Reproduce all of the data exactly, with no line skipped.

§ **DATA SECTION**
◆ ◆ ◆ ◆ ◆ ◆ ◆
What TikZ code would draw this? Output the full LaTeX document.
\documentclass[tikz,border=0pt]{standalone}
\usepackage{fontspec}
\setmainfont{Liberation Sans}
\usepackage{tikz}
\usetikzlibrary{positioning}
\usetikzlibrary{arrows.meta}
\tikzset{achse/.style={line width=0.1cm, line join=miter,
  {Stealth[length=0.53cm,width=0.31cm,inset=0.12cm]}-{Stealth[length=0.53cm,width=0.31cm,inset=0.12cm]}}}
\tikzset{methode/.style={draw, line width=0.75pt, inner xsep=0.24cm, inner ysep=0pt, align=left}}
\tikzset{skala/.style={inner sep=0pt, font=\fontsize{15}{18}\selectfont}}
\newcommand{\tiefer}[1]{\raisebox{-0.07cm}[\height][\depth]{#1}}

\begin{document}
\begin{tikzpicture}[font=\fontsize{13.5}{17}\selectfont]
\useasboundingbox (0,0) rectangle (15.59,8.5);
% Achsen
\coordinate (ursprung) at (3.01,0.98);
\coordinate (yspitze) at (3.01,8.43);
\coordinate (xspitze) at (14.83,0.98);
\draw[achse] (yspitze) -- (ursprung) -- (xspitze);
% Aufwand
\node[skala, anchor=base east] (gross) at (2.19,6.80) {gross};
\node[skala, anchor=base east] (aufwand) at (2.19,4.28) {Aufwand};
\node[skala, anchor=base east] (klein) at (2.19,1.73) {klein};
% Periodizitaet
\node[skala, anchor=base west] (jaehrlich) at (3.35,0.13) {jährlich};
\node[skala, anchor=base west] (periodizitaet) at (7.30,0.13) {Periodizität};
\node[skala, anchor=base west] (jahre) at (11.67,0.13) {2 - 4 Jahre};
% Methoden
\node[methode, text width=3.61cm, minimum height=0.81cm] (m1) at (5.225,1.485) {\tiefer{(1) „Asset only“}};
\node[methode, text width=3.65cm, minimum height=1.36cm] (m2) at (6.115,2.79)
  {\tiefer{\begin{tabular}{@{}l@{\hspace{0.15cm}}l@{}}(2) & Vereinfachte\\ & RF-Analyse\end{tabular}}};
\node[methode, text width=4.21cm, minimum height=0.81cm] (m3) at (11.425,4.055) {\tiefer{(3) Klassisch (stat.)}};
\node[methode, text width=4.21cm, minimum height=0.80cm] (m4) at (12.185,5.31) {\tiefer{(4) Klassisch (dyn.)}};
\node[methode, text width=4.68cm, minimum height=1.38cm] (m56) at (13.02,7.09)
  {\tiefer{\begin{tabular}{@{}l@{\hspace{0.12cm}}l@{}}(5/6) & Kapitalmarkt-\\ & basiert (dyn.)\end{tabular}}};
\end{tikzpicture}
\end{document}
◆ ◆ ◆ ◆ ◆ ◆ ◆
§ **TASK SOLUTION**
What TikZ code would draw this? Output the full LaTeX document.
\documentclass[tikz,border=0pt]{standalone}
\usepackage{fontspec}
\setmainfont{Liberation Sans}
\usepackage{tikz}
\usetikzlibrary{positioning}
\usetikzlibrary{arrows.meta}
\tikzset{achse/.style={line width=0.1cm, line join=miter,
  {Stealth[length=0.53cm,width=0.31cm,inset=0.12cm]}-{Stealth[length=0.53cm,width=0.31cm,inset=0.12cm]}}}
\tikzset{methode/.style={draw, line width=0.75pt, inner xsep=0.24cm, inner ysep=0pt, align=left}}
\tikzset{skala/.style={inner sep=0pt, font=\fontsize{15}{18}\selectfont}}
\newcommand{\tiefer}[1]{\raisebox{-0.07cm}[\height][\depth]{#1}}

\begin{document}
\begin{tikzpicture}[font=\fontsize{13.5}{17}\selectfont]
\useasboundingbox (0,0) rectangle (15.59,8.5);
% Achsen
\coordinate (ursprung) at (3.01,0.98);
\coordinate (yspitze) at (3.01,8.43);
\coordinate (xspitze) at (14.83,0.98);
\draw[achse] (yspitze) -- (ursprung) -- (xspitze);
% Aufwand
\node[skala, anchor=base east] (gross) at (2.19,6.80) {gross};
\node[skala, anchor=base east] (aufwand) at (2.19,4.28) {Aufwand};
\node[skala, anchor=base east] (klein) at (2.19,1.73) {klein};
% Periodizitaet
\node[skala, anchor=base west] (jaehrlich) at (3.35,0.13) {jährlich};
\node[skala, anchor=base west] (periodizitaet) at (7.30,0.13) {Periodizität};
\node[skala, anchor=base west] (jahre) at (11.67,0.13) {2 - 4 Jahre};
% Methoden
\node[methode, text width=3.61cm, minimum height=0.81cm] (m1) at (5.225,1.485) {\tiefer{(1) „Asset only“}};
\node[methode, text width=3.65cm, minimum height=1.36cm] (m2) at (6.115,2.79)
  {\tiefer{\begin{tabular}{@{}l@{\hspace{0.15cm}}l@{}}(2) & Vereinfachte\\ & RF-Analyse\end{tabular}}};
\node[methode, text width=4.21cm, minimum height=0.81cm] (m3) at (11.425,4.055) {\tiefer{(3) Klassisch (stat.)}};
\node[methode, text width=4.21cm, minimum height=0.80cm] (m4) at (12.185,5.31) {\tiefer{(4) Klassisch (dyn.)}};
\node[methode, text width=4.68cm, minimum height=1.38cm] (m56) at (13.02,7.09)
  {\tiefer{\begin{tabular}{@{}l@{\hspace{0.12cm}}l@{}}(5/6) & Kapitalmarkt-\\ & basiert (dyn.)\end{tabular}}};
\end{tikzpicture}
\end{document}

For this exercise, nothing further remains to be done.